The EFF have inherited Alice in Wonderland syndrome. Reality eludes them. The party’s position on land expropriation question, accentuated by its mistaken belief that the state should own all land assets, is wrong and should be debunked as unworkable in our modern day economy.

The land belongs to the people, not to the state, as justice and correctional services minister Roland Lamola correctly stated in an article that appeared in the Sunday Times recently, a view shared by many including academics, authors and other experts on property and land ownership.

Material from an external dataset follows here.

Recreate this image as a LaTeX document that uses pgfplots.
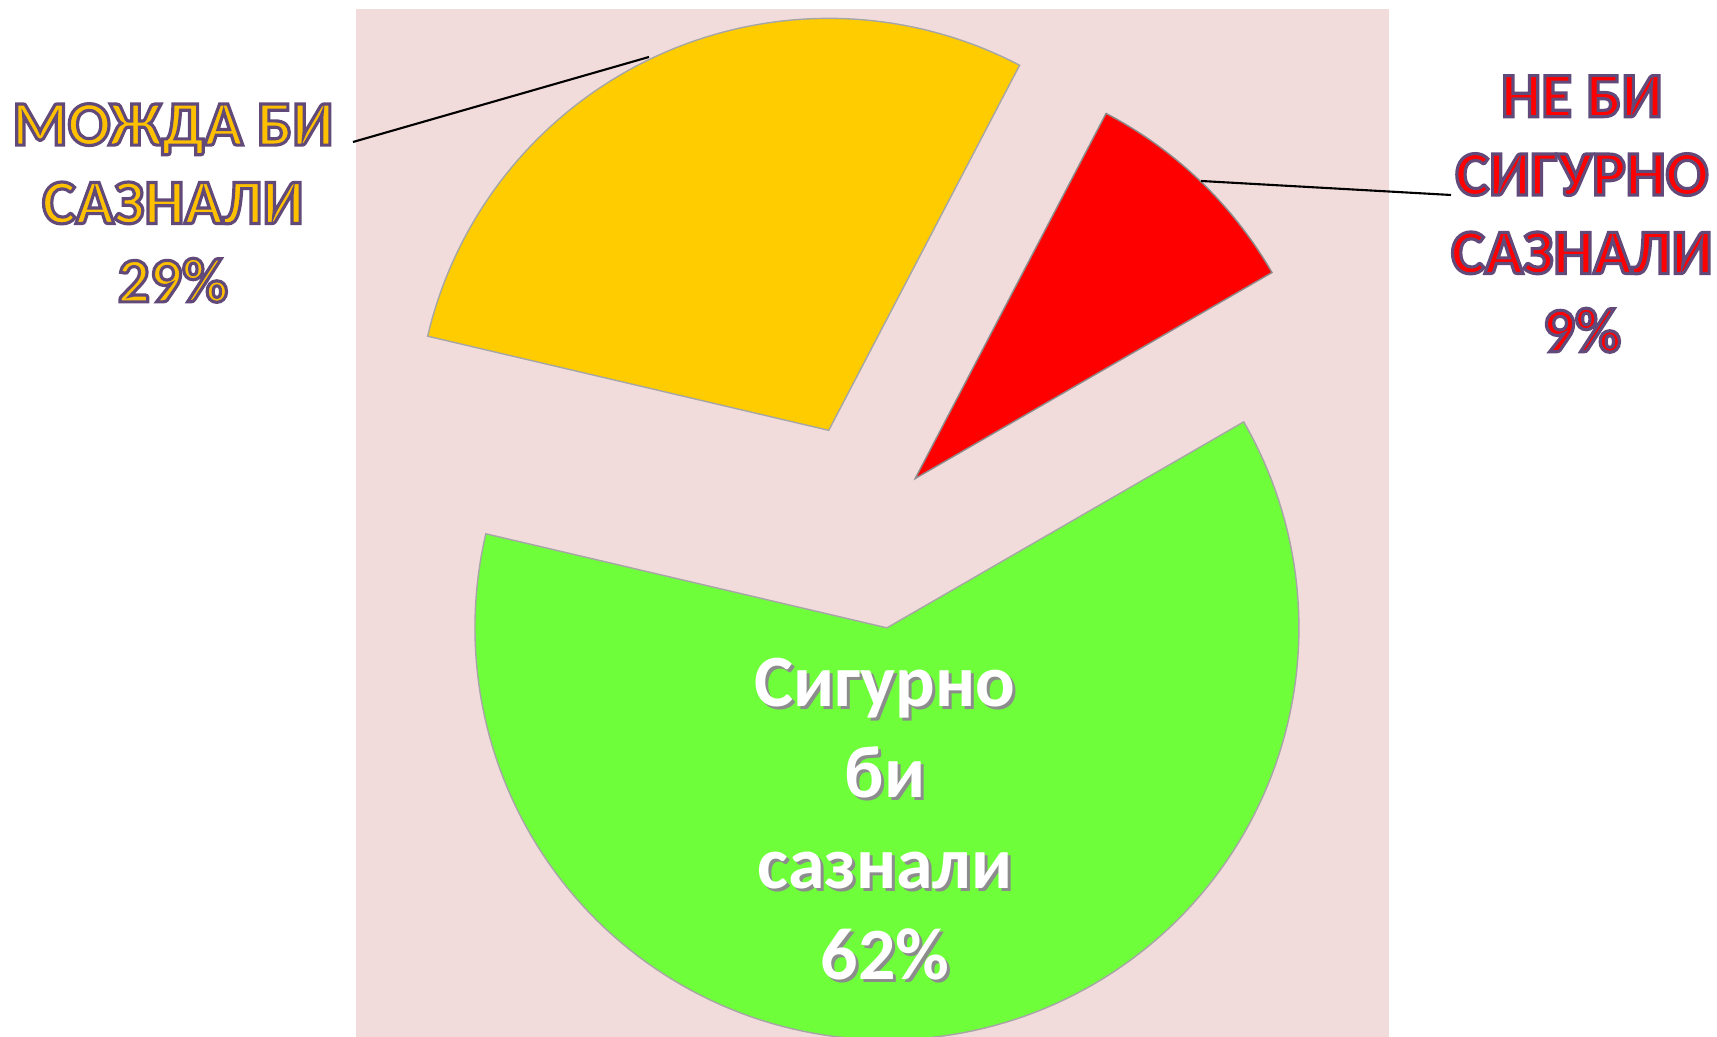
\documentclass[border=0pt]{standalone}
\usepackage{pgfplots}
\usepackage{pgfplotstable}
\pgfplotsset{compat=1.18}
\usepackage{fontspec}
\setmainfont{Carlito}

\definecolor{bgpink}{HTML}{F2DCDB}
\definecolor{pgreen}{HTML}{6FFF3A}
\definecolor{pyellow}{HTML}{FFCC00}
\definecolor{pred}{HTML}{FF0000}
\definecolor{lblorange}{HTML}{FFC000}

% purple outline around label text
\newcommand\outl[1]{\special{pdf:literal direct 2 Tr 0.9 w 0.38 0.29 0.48 RG}#1\special{pdf:literal direct 0 Tr}}

% share in percent, explode distance (px)
\pgfplotstableread{
name pct explode
red 9 63
yellow 29 103
green 62 105
}\slices

\begin{document}
\begin{tikzpicture}
\pgfmathsetmacro{\ox}{871.6}\pgfmathsetmacro{\oy}{513}
\def\R{412}\def\startang{30}
\pgfplotstablegetelem{0}{pct}\of\slices\pgfmathsetmacro{\pA}{\pgfplotsretval}
\pgfplotstablegetelem{1}{pct}\of\slices\pgfmathsetmacro{\pB}{\pgfplotsretval}
\pgfplotstablegetelem{2}{pct}\of\slices\pgfmathsetmacro{\pC}{\pgfplotsretval}
\pgfplotstablegetelem{0}{explode}\of\slices\pgfmathsetmacro{\dA}{\pgfplotsretval}
\pgfplotstablegetelem{1}{explode}\of\slices\pgfmathsetmacro{\dB}{\pgfplotsretval}
\pgfplotstablegetelem{2}{explode}\of\slices\pgfmathsetmacro{\dC}{\pgfplotsretval}
\pgfmathsetmacro{\aA}{\startang}\pgfmathsetmacro{\bA}{\aA+3.6*\pA}
\pgfmathsetmacro{\aB}{\bA}\pgfmathsetmacro{\bB}{\aB+3.6*\pB}
\pgfmathsetmacro{\aC}{\bB}\pgfmathsetmacro{\bC}{\aC+3.6*\pC}
\pgfmathsetmacro{\xA}{\ox+\dA*cos((\aA+\bA)/2)}\pgfmathsetmacro{\yA}{\oy+\dA*sin((\aA+\bA)/2)}
\pgfmathsetmacro{\xB}{\ox+\dB*cos((\aB+\bB)/2)}\pgfmathsetmacro{\yB}{\oy+\dB*sin((\aB+\bB)/2)}
\pgfmathsetmacro{\xC}{\ox+\dC*cos((\aC+\bC)/2)}\pgfmathsetmacro{\yC}{\oy+\dC*sin((\aC+\bC)/2)}
\begin{axis}[
    width=17.17cm, height=10.37cm,
    scale only axis,
    xmin=0, xmax=1717, ymin=0, ymax=1037,
    hide axis,
    clip=false,
]
\fill[bgpink] (axis cs:356,0) rectangle (axis cs:1389,1028);

\addplot[fill=pred, draw=black!45, line width=0.4pt, domain=\aA:\bA, samples=40]
    ({\xA+\R*cos(x)}, {\yA+\R*sin(x)}) -- (axis cs:\xA,\yA) -- cycle;
\addplot[fill=pyellow, draw=black!35, line width=0.4pt, domain=\aB:\bB, samples=80]
    ({\xB+\R*cos(x)}, {\yB+\R*sin(x)}) -- (axis cs:\xB,\yB) -- cycle;
\addplot[fill=pgreen, draw=black!35, line width=0.4pt, domain=\aC:\bC, samples=150]
    ({\xC+\R*cos(x)}, {\yC+\R*sin(x)}) -- (axis cs:\xC,\yC) -- cycle;

% leader lines
\draw[black, line width=0.6pt] (axis cs:353,895) -- (axis cs:649,980);
\draw[black, line width=0.6pt] (axis cs:1201,856) -- (axis cs:1451,842);

\node[align=center, text=lblorange, font=\bfseries\fontsize{18}{22.3}\selectfont]
    at (axis cs:173,834) {\outl{МОЖДА БИ}\\\outl{САЗНАЛИ}\\\outl{29\%}};
\node[align=center, text=pred, font=\bfseries\fontsize{18}{22.3}\selectfont]
    at (axis cs:1582,823) {\outl{НЕ БИ}\\\outl{СИГУРНО}\\\outl{САЗНАЛИ}\\\outl{9\%}};
\node[align=center, text=black!45, font=\bfseries\fontsize{21}{25.9}\selectfont]
    at (axis cs:888,215) {Сигурно\\би\\сазнали\\62\%};
\node[align=center, text=white, font=\bfseries\fontsize{21}{25.9}\selectfont]
    at (axis cs:885,218) {Сигурно\\би\\сазнали\\62\%};
\end{axis}
\pgfresetboundingbox
\path[use as bounding box] (current axis.south west) rectangle (current axis.north east);
\end{tikzpicture}
\end{document}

The belief by the EFF that land should be held in trust by the state is an absurd policy choice because it is regressive, based on the nanny state concept. But it is not surprising, because that is how the EFF leadership treats its followers — as unthinking children with no capacity to make important decisions for themselves, perpetually destined to be hewers of wood and drawers of water owing their total loyalty to party apparatchiks.

South Africans thirst for land, and black people have always been on the receiving end of political decisions to deny them access to land ownership. The long political struggle we waged was in a large measure informed by the desire to end land dispossession, a grand plan by the colonialists and architects of apartheid policy to deny us the right to our land.

Author Lewis Carroll’s children’s stories of the 19th century were meant to entertain them, point them to the reality of tomorrow, and put them to sleep with fairy tales. Today, EFF leaders seek to weave a yarn of fairy tales as they seek to distort what the constitution’s property clause is really about.